Below this line are records; write out exactly the lines from the one containing "Rebuild this chart" through the one containing "const elccLevel = 0.285", with the pictures left out.

## RECORDS TO USE
# # # #
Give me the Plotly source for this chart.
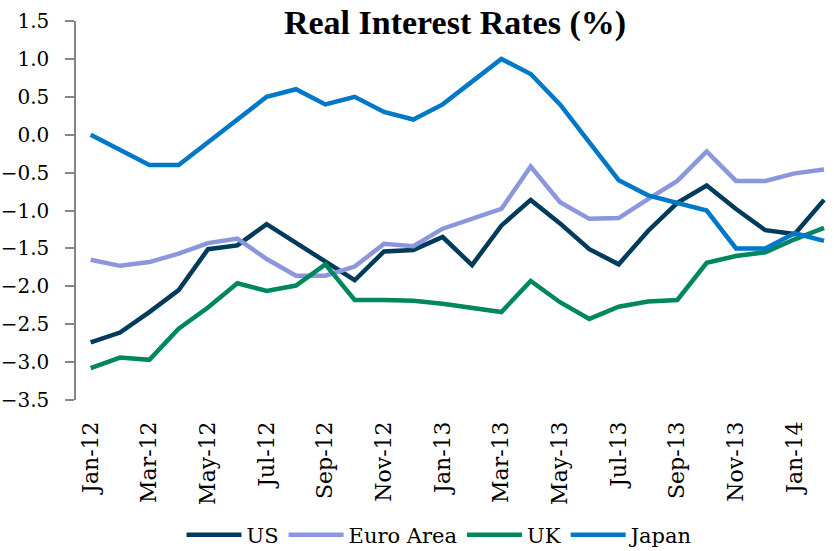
import plotly.graph_objects as go

months = ["Jan-12", "Feb-12", "Mar-12", "Apr-12", "May-12", "Jun-12", "Jul-12", "Aug-12",
          "Sep-12", "Oct-12", "Nov-12", "Dec-12", "Jan-13", "Feb-13", "Mar-13", "Apr-13",
          "May-13", "Jun-13", "Jul-13", "Aug-13", "Sep-13", "Oct-13", "Nov-13", "Dec-13",
          "Jan-14", "Feb-14"]

us = [-2.74, -2.61, -2.34, -2.05, -1.51, -1.46, -1.18, -1.43, -1.68, -1.92, -1.54, -1.52, -1.35,
      -1.72, -1.20, -0.86, -1.17, -1.51, -1.71, -1.27, -0.90, -0.67, -0.98, -1.26, -1.31, -0.86]
euro = [-1.65, -1.73, -1.68, -1.57, -1.43, -1.37, -1.64, -1.86, -1.86, -1.74, -1.44, -1.47, -1.24,
        -1.11, -0.98, -0.42, -0.89, -1.11, -1.10, -0.85, -0.61, -0.22, -0.61, -0.61, -0.51, -0.46]
uk = [-3.08, -2.94, -2.97, -2.56, -2.28, -1.96, -2.06, -1.99, -1.71, -2.18, -2.18, -2.19, -2.23,
      -2.28, -2.34, -1.93, -2.21, -2.43, -2.27, -2.20, -2.18, -1.69, -1.60, -1.55, -1.38, -1.23]
japan = [0.0, -0.2, -0.4, -0.4, -0.1, 0.2, 0.5, 0.6, 0.4, 0.5, 0.3, 0.2, 0.4,
         0.7, 1.0, 0.8, 0.4, -0.1, -0.6, -0.8, -0.9, -1.0, -1.5, -1.5, -1.3, -1.4]

series = [("US", us, "#003B5C"), ("Euro Area", euro, "#8C96DD"),
          ("UK", uk, "#00875F"), ("Japan", japan, "#0078C8")]

x_idx = list(range(len(months)))
tick_idx = x_idx[::2]
tick_labels = months[::2]
boundary_ticks = [i - 0.5 for i in range(0, len(months) + 1, 2)]

FONT = "DejaVu Serif"
gray = "#868686"

fig = go.Figure()
for name, vals, col in series:
    fig.add_trace(go.Scatter(x=x_idx, y=vals, name=name, mode="lines",
                             line=dict(color=col, width=4.5)))

xr = [-0.5, 25.34]
fig.update_layout(
    width=834, height=551,
    margin=dict(l=76, r=0, t=21, b=151, autoexpand=False),
    plot_bgcolor="white", paper_bgcolor="white",
    title=dict(text="<b>Real Interest Rates (%)</b>",
               font=dict(family="Liberation Serif", size=34, color="black"),
               x=455 / 834, xanchor="center", xref="container",
               y=1 - 22 / 551, yanchor="middle", yref="container"),
    xaxis=dict(range=xr, tickvals=tick_idx, ticktext=tick_labels, tickangle=-90,
               showline=False, showgrid=False, zeroline=False, ticks="",
               ticklabelstandoff=16, automargin=False,
               tickfont=dict(family=FONT, size=22, color="black")),
    xaxis2=dict(range=xr, overlaying="x", anchor="free", position=0.7,
                tickvals=boundary_ticks, ticks="outside", ticklen=7, tickwidth=1.5,
                tickcolor=gray, showline=True, linecolor=gray, linewidth=1.5,
                showticklabels=False, showgrid=False, zeroline=False, side="bottom",
                automargin=False),
    yaxis=dict(range=[-3.5, 1.5], dtick=0.5, tickformat=".1f",
               showline=True, linecolor=gray, linewidth=1.5,
               ticks="outside", ticklen=9, tickwidth=1.5, tickcolor=gray,
               showgrid=False, zeroline=False, ticklabelstandoff=12, automargin=False,
               tickfont=dict(family=FONT, size=20, color="black")),
    legend=dict(orientation="h", x=(440 - 76) / 758, xanchor="center",
                y=-(535 - 400) / 379, yanchor="middle",
                font=dict(family=FONT, size=21, color="black"),
                itemwidth=55, tracegroupgap=0),
    showlegend=True,
)

fig.write_html("out.html", config={"displayModeBar": False},
               post_script="document.body.style.margin='0';document.body.style.overflow='hidden';")
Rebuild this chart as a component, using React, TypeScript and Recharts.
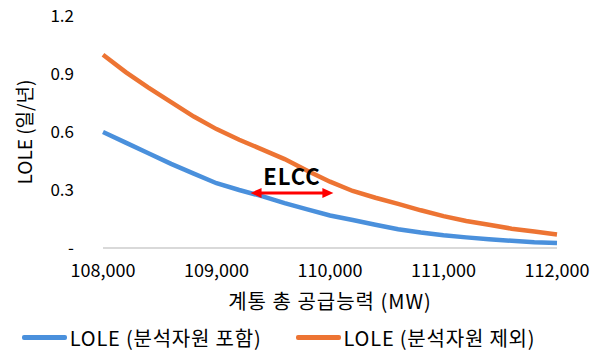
import React from 'react'
import {
  LineChart,
  Line,
  XAxis,
  YAxis,
  Legend,
  ReferenceLine,
} from 'recharts'

// ── data ──────────────────────────────────────────
const capacity = [
  108000, 108200, 108400, 108600, 108800, 109000, 109200, 109400, 109600, 109800, 110000,
  110200, 110400, 110600, 110800, 111000, 111200, 111400, 111600, 111800, 112000,
]
const loleWith = [
  0.6, 0.545, 0.49, 0.435, 0.385, 0.335, 0.3, 0.268, 0.232, 0.2, 0.168,
  0.145, 0.12, 0.097, 0.08, 0.066, 0.055, 0.045, 0.037, 0.03, 0.026,
]
const loleWithout = [
  1.0, 0.91, 0.83, 0.755, 0.68, 0.615, 0.56, 0.51, 0.46, 0.4, 0.343,
  0.295, 0.26, 0.228, 0.195, 0.165, 0.14, 0.12, 0.1, 0.085, 0.07,
]
const xTicks = [108000, 109000, 110000, 111000, 112000]
const yTicks = [0, 0.3, 0.6, 0.9, 1.2]
const elccRange = [109300, 110030]
const elccLevel = 0.285

const SERIES = [
  { key: 'with', name: 'LOLE (분석자원 포함)', color: '#4a90dc' },
  { key: 'without', name: 'LOLE (분석자원 제외)', color: '#ed7433' },
]

const FONT = '"Noto Sans CJK KR", "Noto Sans", sans-serif'

const data = capacity.map((c, i) => ({
  mw: c,
  with: loleWith[i],
  without: loleWithout[i],
}))

function ArrowShape(props: any) {
  const { x1, y1, x2 } = props
  const y = y1
  const h = 5
  const len = 11
  return (
    <g>
      <line x1={x1 + len - 1} y1={y} x2={x2 - len + 1} y2={y} stroke="#ff0000" strokeWidth={3} />
      <polygon points={`${x1},${y} ${x1 + len},${y - h} ${x1 + len},${y + h}`} fill="#ff0000" />
      <polygon points={`${x2},${y} ${x2 - len},${y - h} ${x2 - len},${y + h}`} fill="#ff0000" />
    </g>
  )
}

function LegendContent() {
  return (
    <div
      style={{
        display: 'flex',
        justifyContent: 'center',
        gap: 34,
        paddingTop: 8,
        fontFamily: FONT,
        fontSize: 20,
        letterSpacing: 0.8,
        color: '#000',
      }}
    >
      {SERIES.map((s) => (
        <div key={s.key} style={{ display: 'flex', alignItems: 'center' }}>
          <span style={{ display: 'inline-block', width: 45, height: 5, background: s.color, borderRadius: 2, marginRight: 3 }} />
          <span>{s.name}</span>
        </div>
      ))}
    </div>
  )
}

export default function App() {
  return (
    <div style={{ position: 'absolute', left: 0, top: 0, width: 591, height: 355, background: '#fff' }}>
      <LineChart width={591} height={355} data={data} margin={{ top: 16, right: 34, left: 0, bottom: 0 }}>
        <XAxis
          dataKey="mw"
          type="number"
          domain={[108000, 112000]}
          ticks={xTicks}
          tickFormatter={(v: number) => v.toLocaleString('en-US')}
          tick={{ fill: '#000', fontSize: 18, fontFamily: FONT }}
          tickLine={false}
          tickMargin={10}
          axisLine={{ stroke: '#d9d9d9', strokeWidth: 2 }}
          height={67}
          label={{
            value: '계통 총 공급능력 (MW)',
            position: 'insideBottom',
            offset: 6,
            style: { fill: '#000', fontSize: 20, letterSpacing: 1, fontFamily: FONT },
          }}
        />
        <YAxis
          type="number"
          domain={[0, 1.2]}
          ticks={yTicks}
          tickFormatter={(v: number) => (v === 0 ? '-' : v.toFixed(1))}
          tick={{ fill: '#000', fontSize: 17, fontFamily: FONT }}
          tickLine={false}
          axisLine={false}
          tickMargin={23}
          width={103}
          label={{
            value: 'LOLE (일/년)',
            angle: -90,
            position: 'insideLeft',
            offset: 25,
            style: { fill: '#000', fontSize: 19, fontFamily: FONT, textAnchor: 'middle' },
          }}
        />
        <Legend verticalAlign="bottom" height={40} content={<LegendContent />} />
        {SERIES.map((s) => (
          <Line
            key={s.key}
            type="linear"
            dataKey={s.key}
            name={s.name}
            stroke={s.color}
            strokeWidth={4.5}
            dot={false}
            isAnimationActive={false}
          />
        ))}
        <ReferenceLine
          segment={[
            { x: elccRange[0], y: elccLevel },
            { x: elccRange[1], y: elccLevel },
          ]}
          shape={<ArrowShape />}
          label={{
            value: 'ELCC',
            position: 'top',
            offset: 8,
            style: { fill: '#000', fontSize: 22, letterSpacing: 1, fontWeight: 'bold', fontFamily: FONT },
          }}
        />
      </LineChart>
    </div>
  )
}
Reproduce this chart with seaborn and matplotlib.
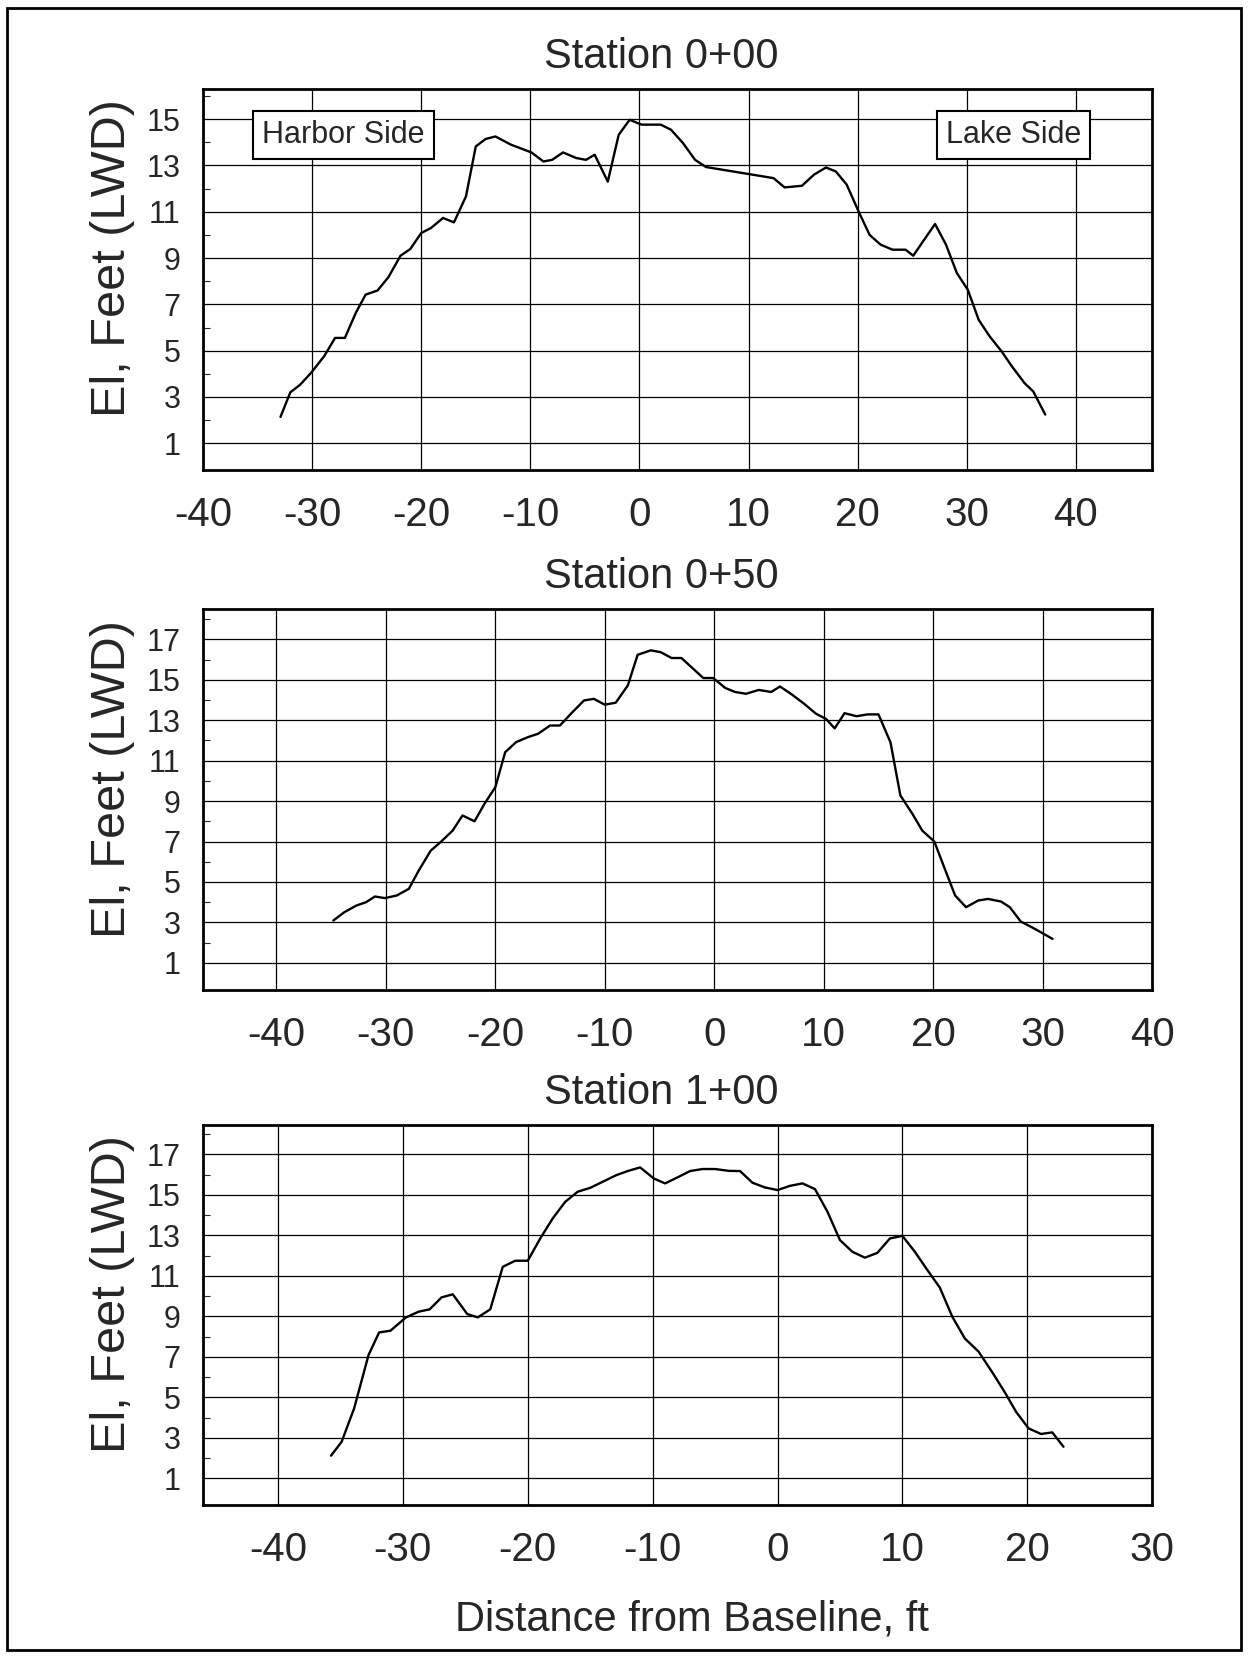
# # # #
## FINAL RESULT
Rebuild this chart as a component, using React, TypeScript and Recharts.
import React from 'react'
import {
  LineChart,
  Line,
  XAxis,
  YAxis,
  Legend,
  ReferenceLine,
} from 'recharts'

// ── data ──────────────────────────────────────────
const capacity = [
  108000, 108200, 108400, 108600, 108800, 109000, 109200, 109400, 109600, 109800, 110000,
  110200, 110400, 110600, 110800, 111000, 111200, 111400, 111600, 111800, 112000,
]
const loleWith = [
  0.6, 0.545, 0.49, 0.435, 0.385, 0.335, 0.3, 0.268, 0.232, 0.2, 0.168,
  0.145, 0.12, 0.097, 0.08, 0.066, 0.055, 0.045, 0.037, 0.03, 0.026,
]
const loleWithout = [
  1.0, 0.91, 0.83, 0.755, 0.68, 0.615, 0.56, 0.51, 0.46, 0.4, 0.343,
  0.295, 0.26, 0.228, 0.195, 0.165, 0.14, 0.12, 0.1, 0.085, 0.07,
]
const xTicks = [108000, 109000, 110000, 111000, 112000]
const yTicks = [0, 0.3, 0.6, 0.9, 1.2]
const elccRange = [109300, 110030]
const elccLevel = 0.285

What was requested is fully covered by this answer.